The rest of us who labor in the world of art might wish this to be otherwise, but we are merely on the fringes of creativity and must deal with its end products, not with its sources, must owe our professional identities to the fact that others produce what we discuss, applaud, condemn, sell, buy, or hang on museum walls.

And yet, the responsibility for art's obedience to its highest ideals ism partly up to us. We may not create art, but we can guide and encourage those who do. And, most particularly, we can give support to those artists who, gropingly or with genius, are committed to art's deepest levels of integrity and creativity.

Over the years I have met quite a few such artists. They have been of all ages, nationalities, and stylistic persuasions. There have been as many women as men -- though I've noticed that the balance has begun to shift and that there are now more promising women artists than men.

One of these artists is Barbara Valenta, a creator of constructions made of cloth, canvas, and wood, which are frequently painted various colors but often are left quite plain. They exist on walls, hang from ceilings, balance themselves precariously from the floor, or seem to take off and fly like birds.

They seem to, but they don't. And that is what first intrigued me about her work: the fact that its wonderfully freeing and expansive quality is kept in perfect balance with, and operated in exquisite counterpoint to, a profound sense of life's laws, realities, and moral implications.

While such a work as "Cadmium Yellow/IX," reproduced on this page, exists as an object in and of itself, it also serves as an activator of the space around it. To grasp its point, and to discover its full effectiveness, we must understand that the construction itself is the heart, the diagram, of a much larger image, extending beyond the work itself. It becomes an image which our sensibilities create in fulfillment of the clues presented in the work itself.

Now I know this sounds rather grandiose and possibly at odds with what the photograph on this page conveys to the general reader. But then, it ism only a photograph, and a black-and-white one at that, and we are not conditioned to respond to nonrepresentational art in terms of the artist's joys and victories.

We hear and read about art's externals, about formal and technical matters, about a work's place in art history, or the effect it may have had upon another artist, but little, if anything, about its actual reason for being, its identity as a human, moral, or spiritual document.

In matters of pure design or decoration, an analysis limited to the externals would be enough. For that is what design and decoration are: pleasant arrangements of color, lines, shapes, textures. But this is not enough for a work of art, despite what the Constructivists claimed, and this is particularly true when dealing with work that strikes us as handsome and simple on the surface but which also tugs deeply, persistently, and possibly even disturbingly , at our hearts.

That tug is the clue to the point and significance of the work.
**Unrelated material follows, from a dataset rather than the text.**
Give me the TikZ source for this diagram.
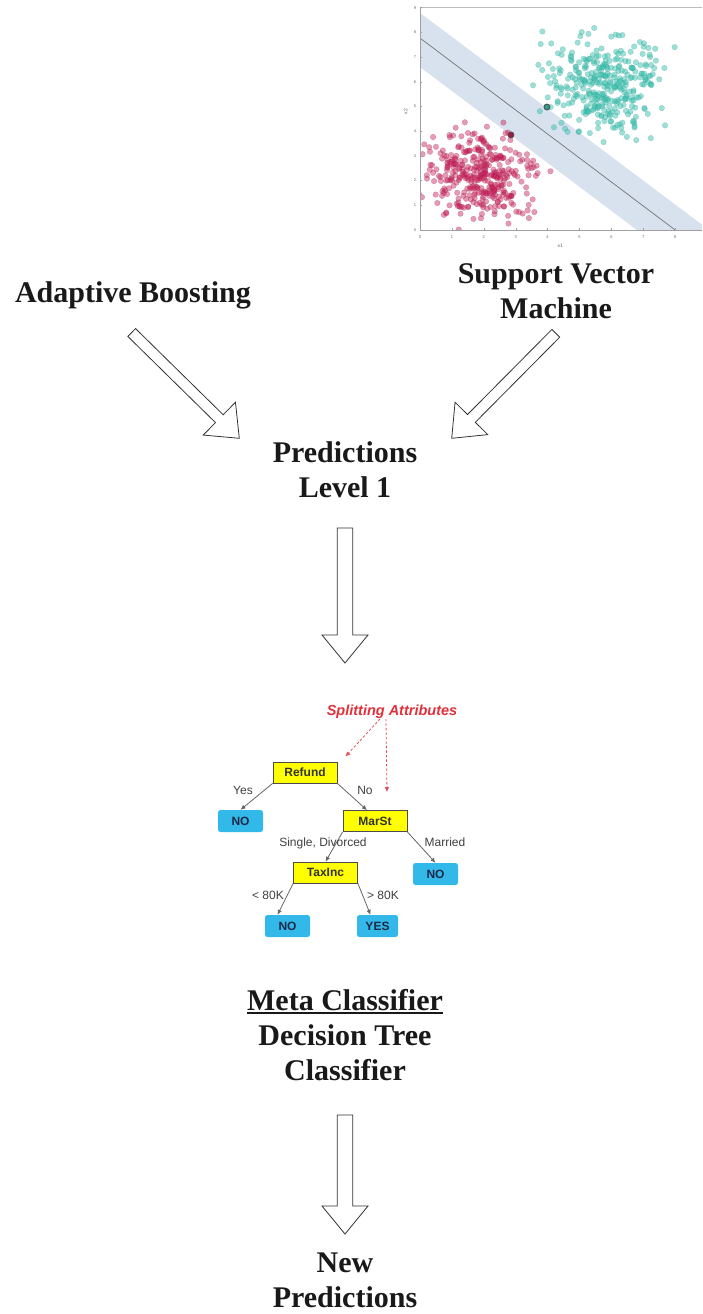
\documentclass[tikz,border=0pt]{standalone}
\usepackage{fontspec}
\setmainfont{Liberation Serif}
\newfontfamily\arialfont{Liberation Sans}
\usetikzlibrary{calc,arrows.meta}

\newcommand{\myul}[1]{\setbox0\hbox{#1}\rlap{\rule[-3.8pt]{\wd0}{1.7pt}}\box0}

\definecolor{svmcyan}{HTML}{3CC3B2}
\definecolor{svmred}{HTML}{C8205A}
\definecolor{bandblue}{HTML}{D8E2EE}
\definecolor{axisgray}{HTML}{A0A0A0}
\definecolor{treeyellow}{HTML}{FFFF00}
\definecolor{treeblue}{HTML}{33B8EA}
\definecolor{splitred}{HTML}{E0303A}
\definecolor{navytext}{HTML}{1C2A48}

\tikzset{
  bigtext/.style={font=\fontsize{30}{35}\selectfont\bfseries, align=center, inner sep=0pt, text=black!90},
  hollowarrow/.style={draw=black!80, line width=0.8pt, fill=white, line join=miter},
  ybox/.style={draw=black!70, fill=treeyellow, line width=0.7pt, minimum width=64pt, minimum height=21pt, inner sep=0pt, font=\arialfont\bfseries\fontsize{12}{14}\selectfont, text=black!80},
  bbox/.style={fill=treeblue, rounded corners=2.5pt, minimum width=45pt, minimum height=22pt, inner sep=0pt, font=\arialfont\bfseries\fontsize{12}{14}\selectfont, text=navytext},
  elabel/.style={font=\arialfont\fontsize{12}{14}\selectfont, text=black!75, inner sep=0pt},
  splitlabel/.style={font=\arialfont\bfseries\itshape\fontsize{14.5}{16}\selectfont, text=splitred, inner sep=0pt},
  tedge/.style={draw=black!60, line width=0.8pt, -{Latex[length=5pt,width=4.5pt]}},
  sedge/.style={draw=splitred!85, line width=0.8pt, dash pattern=on 2.5pt off 2pt, -{Latex[length=5pt,width=4.5pt]}},
  tick/.style={font=\arialfont\fontsize{4}{5}\selectfont, text=black!60, inner sep=0pt},
}

% #1 tail, #2 tip, #3 name, #4 shaft half width
\newcommand{\blockarr}[4]{%
  \coordinate (#3h) at ($(#2)!28pt!(#1)$);
  \draw[hollowarrow] ($(#1)!#4!90:(#2)$) -- ($(#3h)!#4!90:(#2)$) -- ($(#3h)!23pt!90:(#2)$)
     -- (#2) -- ($(#3h)!23pt!-90:(#2)$) -- ($(#3h)!#4!-90:(#2)$) -- ($(#1)!#4!-90:(#2)$) -- cycle;
}

\begin{document}
\begin{tikzpicture}[x=1pt,y=-1pt]
\useasboundingbox (0,0) rectangle (702,1314);
\fill[white] (0,0) rectangle (702,1314);

% ---------------- SVM plot ----------------
\begin{scope}[shift={(420,230)}, x=31.9pt, y=24.7pt]
  \begin{scope}
    \clip (0,0) rectangle (8.84,9.0);
    \fill[bandblue] (0,8.79) -- (9.06,0) -- (6.8,0) -- (0,6.6) -- cycle;
    \draw[black!55, line width=0.7pt] (0,7.77) -- (8,0);
    \pgfmathsetseed{11}
    \foreach \i in {1,...,340}{
      \pgfmathsetmacro{\px}{5.7+0.85*(rand+rand+rand)}
      \pgfmathsetmacro{\py}{5.95+0.95*(rand+rand+rand)}
      \filldraw[fill=svmcyan, fill opacity=0.5, draw=svmcyan!75!black, draw opacity=0.35, line width=0.3pt] (\px,\py) circle[radius=2.8pt];
    }
    \foreach \i in {1,...,370}{
      \pgfmathsetmacro{\px}{1.8+0.85*(rand+rand+rand)}
      \pgfmathsetmacro{\py}{2.25+0.85*(rand+rand+rand)}
      \filldraw[fill=svmred, fill opacity=0.45, draw=svmred!75!black, draw opacity=0.35, line width=0.3pt] (\px,\py) circle[radius=2.8pt];
    }
    \filldraw[fill=svmcyan!80!black, draw=black!70, line width=0.8pt] (3.98,4.98) circle[radius=3pt];
    \filldraw[fill=svmred!80!black, draw=black!70, line width=0.8pt] (2.85,3.85) circle[radius=3pt];
  \end{scope}
  \draw[axisgray, line width=0.6pt] (0,9.0) -- (0,0) -- (8.84,0);
  \draw[axisgray!70, line width=0.5pt] (0,9.0) -- (8.84,9.0);
  \foreach \k in {0,...,9}{
    \draw[axisgray, line width=0.4pt] (0,\k) -- ++(2pt,0);
    \node[tick] at (-0.16,\k) {\k};
  }
  \foreach \k in {0,...,8}{
    \draw[axisgray, line width=0.4pt] (\k,0) -- ++(0,2pt);
    \node[tick] at (\k,-0.28) {\k};
  }
  \node[tick, font=\arialfont\fontsize{5}{6}\selectfont] (xone) at (4.4,-0.62) {x1};
  \node[tick, font=\arialfont\fontsize{5}{6}\selectfont, rotate=90] (xtwo) at (-0.45,4.8) {x2};
\end{scope}

% ---------------- Texts (base = last line's baseline) ----------------
\node[bigtext, anchor=base] (ada) at (133,302) {Adaptive Boosting};
\node[bigtext, anchor=base] (svm) at (556,318) {Support Vector\\Machine};
\node[bigtext, anchor=base] (pred1) at (345,497) {Predictions\\Level 1};
\node[bigtext, anchor=base] (meta) at (345,1080) {\myul{Meta Classifier}\\Decision Tree\\Classifier};
\node[bigtext, anchor=base] (newp) at (345,1307) {New\\Predictions};

% ---------------- Block arrows ----------------
\coordinate (la) at (131.7,332.5);
\coordinate (lb) at (239.3,438.3);
\coordinate (ra) at (555.8,333.3);
\coordinate (rb) at (451.7,438.3);
\coordinate (va) at (345,528);
\coordinate (vb) at (345,663);
\coordinate (wa) at (345,1115);
\coordinate (wb) at (345,1234);
\blockarr{la}{lb}{larr}{5.5pt}
\blockarr{ra}{rb}{rarr}{5.5pt}
\blockarr{va}{vb}{varr}{7.8pt}
\blockarr{wa}{wb}{warr}{7.8pt}

% ---------------- Decision tree ----------------
\node[splitlabel] (split) at (392,712) {Splitting Attributes};
\node[ybox] (refund) at (305,772.5) {Refund};
\node[bbox] (no1) at (240.5,821) {NO};
\node[ybox] (marst) at (375,821) {MarSt};
\node[ybox] (taxinc) at (325.5,872.5) {TaxInc};
\node[bbox] (no2) at (435.5,874) {NO};
\node[bbox] (no3) at (287.5,926) {NO};
\node[bbox, minimum width=41pt] (yes) at (377.5,926) {YES};

\draw[tedge] (refund.south west) -- (no1.north);
\draw[tedge] (refund.south east) -- ([xshift=-8pt]marst.north);
\draw[tedge] (marst.south west) -- (taxinc.north);
\draw[tedge] (marst.south east) -- (no2.north);
\draw[tedge] (taxinc.south west) -- ([xshift=-10pt]no3.north);
\draw[tedge] (taxinc.south east) -- ([xshift=-7pt]yes.north);

\draw[sedge] ([xshift=-12pt]split.south) -- ([shift={(8pt,5pt)}]refund.north east);
\draw[sedge] ([xshift=-6pt]split.south) -- ([shift={(12pt,18pt)}]marst.north);

\node[elabel] (lyes) at (243,790) {Yes};
\node[elabel] (lno) at (365,790) {No};
\node[elabel] (lsd) at (323,843) {Single, Divorced};
\node[elabel] (lmar) at (445,842) {Married};
\node[elabel] (llt) at (268,895) {< 80K};
\node[elabel] (lgt) at (383,895) {> 80K};
\end{tikzpicture}
\end{document}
To ignore it and to "read" the sculpture or painting exclusively as a formal exercise is to deny ourselves the chance to glimpse another concerned human being's deepest intuitions or intimations of reality. Or to share his or her insight into such matters as integrity, harmony, serenity, or truth.

I felt this tug when I first saw Valenta's work two years ago, and I have felt it even more in her recent constructions. The work is strong and consistent and carefully focused. What would be, in another artist, merely a collision or point of intersection between formal opposites becomes in her hands a simple, quiet moment of spiritual and formal resolution, even, at times, a quietly exultant leap of pure joy.

This is true even in the more recent constructions, which are less concerned with spatial thrusts and leaps than with the more earthbound mysteries of containment and enclosure -- with recessed places kept both private and open -- and in her projections for very large environmental pieces.

I have traced this tug at my sensibilities to various levels of feeling and experience. Most important, without doubt, is her joy in the act of doing her work and her enjoyment of what it represents and reflects. But much deeper than the level at which craft and creative intention fuse, and even deeper than the place where intuition becomes idea, lies her commitment to creative integrity and truth.

Valenta is a deeply responsible artist who deplores self-deception or the idea of creating art in a social or cultural vacuum. She wants her art to functionm in society as a symbolic representation of what is best in man.

All this has increasingly come into focus over the past two years. It's been a pleasure to watch her grapple with various ideas and approaches, and to observe how tiny hints and intuitions are gradually transformed into works of art.

Most of all, I've been impressed by her unswerving commitment to the integrity of her art and to the vision she is determined to make visible. She is genuinely creative and responsible artist, and artist from whom I personally have learned a great deal.